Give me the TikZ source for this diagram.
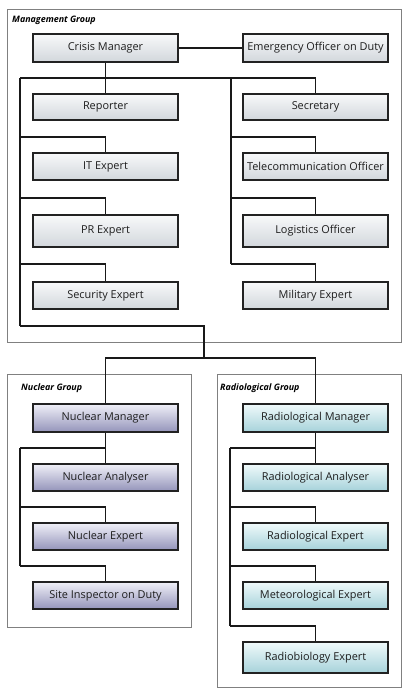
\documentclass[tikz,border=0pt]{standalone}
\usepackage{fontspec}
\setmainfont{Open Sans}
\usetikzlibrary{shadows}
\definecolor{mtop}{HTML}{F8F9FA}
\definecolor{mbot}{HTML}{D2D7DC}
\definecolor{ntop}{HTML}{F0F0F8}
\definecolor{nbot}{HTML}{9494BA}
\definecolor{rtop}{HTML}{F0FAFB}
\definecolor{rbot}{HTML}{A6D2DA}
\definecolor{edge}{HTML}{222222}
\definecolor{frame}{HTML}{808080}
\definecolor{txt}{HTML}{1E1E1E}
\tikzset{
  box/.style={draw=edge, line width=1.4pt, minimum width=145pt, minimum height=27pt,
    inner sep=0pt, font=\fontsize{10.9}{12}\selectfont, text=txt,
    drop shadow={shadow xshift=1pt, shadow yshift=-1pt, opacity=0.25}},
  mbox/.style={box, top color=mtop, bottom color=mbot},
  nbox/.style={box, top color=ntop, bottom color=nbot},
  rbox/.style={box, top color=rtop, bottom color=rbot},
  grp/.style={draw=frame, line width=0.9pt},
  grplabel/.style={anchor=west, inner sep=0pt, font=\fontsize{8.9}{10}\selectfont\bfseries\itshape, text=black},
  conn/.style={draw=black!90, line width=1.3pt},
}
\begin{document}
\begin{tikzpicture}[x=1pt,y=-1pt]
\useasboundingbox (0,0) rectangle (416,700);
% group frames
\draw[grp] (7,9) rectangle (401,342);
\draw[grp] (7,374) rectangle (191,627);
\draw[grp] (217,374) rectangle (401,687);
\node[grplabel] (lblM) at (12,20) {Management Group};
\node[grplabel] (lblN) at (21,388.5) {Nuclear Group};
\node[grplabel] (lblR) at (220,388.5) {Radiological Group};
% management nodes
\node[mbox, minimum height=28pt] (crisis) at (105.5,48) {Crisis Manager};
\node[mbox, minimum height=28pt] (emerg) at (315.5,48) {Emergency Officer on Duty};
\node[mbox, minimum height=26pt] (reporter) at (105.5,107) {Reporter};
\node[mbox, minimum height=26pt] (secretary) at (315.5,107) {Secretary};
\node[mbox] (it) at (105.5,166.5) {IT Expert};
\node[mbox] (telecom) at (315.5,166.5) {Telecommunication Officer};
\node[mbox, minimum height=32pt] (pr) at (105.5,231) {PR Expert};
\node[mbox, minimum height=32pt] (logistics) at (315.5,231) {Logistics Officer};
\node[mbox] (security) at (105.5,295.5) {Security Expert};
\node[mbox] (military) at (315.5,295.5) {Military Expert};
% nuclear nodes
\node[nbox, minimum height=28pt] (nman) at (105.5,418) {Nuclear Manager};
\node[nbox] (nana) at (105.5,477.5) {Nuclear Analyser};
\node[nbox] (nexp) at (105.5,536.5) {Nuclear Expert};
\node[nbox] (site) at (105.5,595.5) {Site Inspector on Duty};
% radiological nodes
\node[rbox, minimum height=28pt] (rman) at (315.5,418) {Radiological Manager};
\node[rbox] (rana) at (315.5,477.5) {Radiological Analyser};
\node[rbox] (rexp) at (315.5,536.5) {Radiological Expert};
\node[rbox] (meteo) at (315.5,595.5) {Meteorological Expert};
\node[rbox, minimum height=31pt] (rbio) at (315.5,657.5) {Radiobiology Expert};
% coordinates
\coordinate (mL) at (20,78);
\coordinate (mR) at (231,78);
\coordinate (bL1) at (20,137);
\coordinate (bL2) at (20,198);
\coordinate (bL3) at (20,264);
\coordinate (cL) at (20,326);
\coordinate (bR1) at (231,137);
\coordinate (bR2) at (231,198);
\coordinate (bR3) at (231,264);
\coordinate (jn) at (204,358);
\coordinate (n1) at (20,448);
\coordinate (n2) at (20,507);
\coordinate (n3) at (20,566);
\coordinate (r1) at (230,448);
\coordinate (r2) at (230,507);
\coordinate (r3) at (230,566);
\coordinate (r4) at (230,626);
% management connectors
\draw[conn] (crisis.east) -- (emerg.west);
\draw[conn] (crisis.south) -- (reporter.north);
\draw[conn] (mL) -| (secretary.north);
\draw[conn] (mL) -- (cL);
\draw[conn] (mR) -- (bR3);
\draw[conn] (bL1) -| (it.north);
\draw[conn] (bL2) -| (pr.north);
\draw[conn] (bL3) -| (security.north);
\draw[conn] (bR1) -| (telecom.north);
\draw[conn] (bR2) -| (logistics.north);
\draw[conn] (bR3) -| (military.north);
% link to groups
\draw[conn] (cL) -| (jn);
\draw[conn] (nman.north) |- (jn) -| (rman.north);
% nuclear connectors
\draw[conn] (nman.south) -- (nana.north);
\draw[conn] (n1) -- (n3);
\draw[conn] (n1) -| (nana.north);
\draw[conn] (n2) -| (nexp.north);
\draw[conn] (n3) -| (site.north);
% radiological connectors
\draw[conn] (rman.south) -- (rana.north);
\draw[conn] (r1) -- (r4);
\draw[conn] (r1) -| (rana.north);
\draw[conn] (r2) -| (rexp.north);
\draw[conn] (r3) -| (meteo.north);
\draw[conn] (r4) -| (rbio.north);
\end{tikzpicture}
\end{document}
━━━━━━━━━━━━━━━━━━━━━━━━━━━━━━
▶ [Directions for this task]: Reproduce every line exactly and omit all pictures.

▶ [Response below]:
Give me the TikZ source for this diagram.
\documentclass[tikz,border=0pt]{standalone}
\usepackage{fontspec}
\setmainfont{Open Sans}
\usetikzlibrary{shadows}
\definecolor{mtop}{HTML}{F8F9FA}
\definecolor{mbot}{HTML}{D2D7DC}
\definecolor{ntop}{HTML}{F0F0F8}
\definecolor{nbot}{HTML}{9494BA}
\definecolor{rtop}{HTML}{F0FAFB}
\definecolor{rbot}{HTML}{A6D2DA}
\definecolor{edge}{HTML}{222222}
\definecolor{frame}{HTML}{808080}
\definecolor{txt}{HTML}{1E1E1E}
\tikzset{
  box/.style={draw=edge, line width=1.4pt, minimum width=145pt, minimum height=27pt,
    inner sep=0pt, font=\fontsize{10.9}{12}\selectfont, text=txt,
    drop shadow={shadow xshift=1pt, shadow yshift=-1pt, opacity=0.25}},
  mbox/.style={box, top color=mtop, bottom color=mbot},
  nbox/.style={box, top color=ntop, bottom color=nbot},
  rbox/.style={box, top color=rtop, bottom color=rbot},
  grp/.style={draw=frame, line width=0.9pt},
  grplabel/.style={anchor=west, inner sep=0pt, font=\fontsize{8.9}{10}\selectfont\bfseries\itshape, text=black},
  conn/.style={draw=black!90, line width=1.3pt},
}
\begin{document}
\begin{tikzpicture}[x=1pt,y=-1pt]
\useasboundingbox (0,0) rectangle (416,700);
% group frames
\draw[grp] (7,9) rectangle (401,342);
\draw[grp] (7,374) rectangle (191,627);
\draw[grp] (217,374) rectangle (401,687);
\node[grplabel] (lblM) at (12,20) {Management Group};
\node[grplabel] (lblN) at (21,388.5) {Nuclear Group};
\node[grplabel] (lblR) at (220,388.5) {Radiological Group};
% management nodes
\node[mbox, minimum height=28pt] (crisis) at (105.5,48) {Crisis Manager};
\node[mbox, minimum height=28pt] (emerg) at (315.5,48) {Emergency Officer on Duty};
\node[mbox, minimum height=26pt] (reporter) at (105.5,107) {Reporter};
\node[mbox, minimum height=26pt] (secretary) at (315.5,107) {Secretary};
\node[mbox] (it) at (105.5,166.5) {IT Expert};
\node[mbox] (telecom) at (315.5,166.5) {Telecommunication Officer};
\node[mbox, minimum height=32pt] (pr) at (105.5,231) {PR Expert};
\node[mbox, minimum height=32pt] (logistics) at (315.5,231) {Logistics Officer};
\node[mbox] (security) at (105.5,295.5) {Security Expert};
\node[mbox] (military) at (315.5,295.5) {Military Expert};
% nuclear nodes
\node[nbox, minimum height=28pt] (nman) at (105.5,418) {Nuclear Manager};
\node[nbox] (nana) at (105.5,477.5) {Nuclear Analyser};
\node[nbox] (nexp) at (105.5,536.5) {Nuclear Expert};
\node[nbox] (site) at (105.5,595.5) {Site Inspector on Duty};
% radiological nodes
\node[rbox, minimum height=28pt] (rman) at (315.5,418) {Radiological Manager};
\node[rbox] (rana) at (315.5,477.5) {Radiological Analyser};
\node[rbox] (rexp) at (315.5,536.5) {Radiological Expert};
\node[rbox] (meteo) at (315.5,595.5) {Meteorological Expert};
\node[rbox, minimum height=31pt] (rbio) at (315.5,657.5) {Radiobiology Expert};
% coordinates
\coordinate (mL) at (20,78);
\coordinate (mR) at (231,78);
\coordinate (bL1) at (20,137);
\coordinate (bL2) at (20,198);
\coordinate (bL3) at (20,264);
\coordinate (cL) at (20,326);
\coordinate (bR1) at (231,137);
\coordinate (bR2) at (231,198);
\coordinate (bR3) at (231,264);
\coordinate (jn) at (204,358);
\coordinate (n1) at (20,448);
\coordinate (n2) at (20,507);
\coordinate (n3) at (20,566);
\coordinate (r1) at (230,448);
\coordinate (r2) at (230,507);
\coordinate (r3) at (230,566);
\coordinate (r4) at (230,626);
% management connectors
\draw[conn] (crisis.east) -- (emerg.west);
\draw[conn] (crisis.south) -- (reporter.north);
\draw[conn] (mL) -| (secretary.north);
\draw[conn] (mL) -- (cL);
\draw[conn] (mR) -- (bR3);
\draw[conn] (bL1) -| (it.north);
\draw[conn] (bL2) -| (pr.north);
\draw[conn] (bL3) -| (security.north);
\draw[conn] (bR1) -| (telecom.north);
\draw[conn] (bR2) -| (logistics.north);
\draw[conn] (bR3) -| (military.north);
% link to groups
\draw[conn] (cL) -| (jn);
\draw[conn] (nman.north) |- (jn) -| (rman.north);
% nuclear connectors
\draw[conn] (nman.south) -- (nana.north);
\draw[conn] (n1) -- (n3);
\draw[conn] (n1) -| (nana.north);
\draw[conn] (n2) -| (nexp.north);
\draw[conn] (n3) -| (site.north);
% radiological connectors
\draw[conn] (rman.south) -- (rana.north);
\draw[conn] (r1) -- (r4);
\draw[conn] (r1) -| (rana.north);
\draw[conn] (r2) -| (rexp.north);
\draw[conn] (r3) -| (meteo.north);
\draw[conn] (r4) -| (rbio.north);
\end{tikzpicture}
\end{document}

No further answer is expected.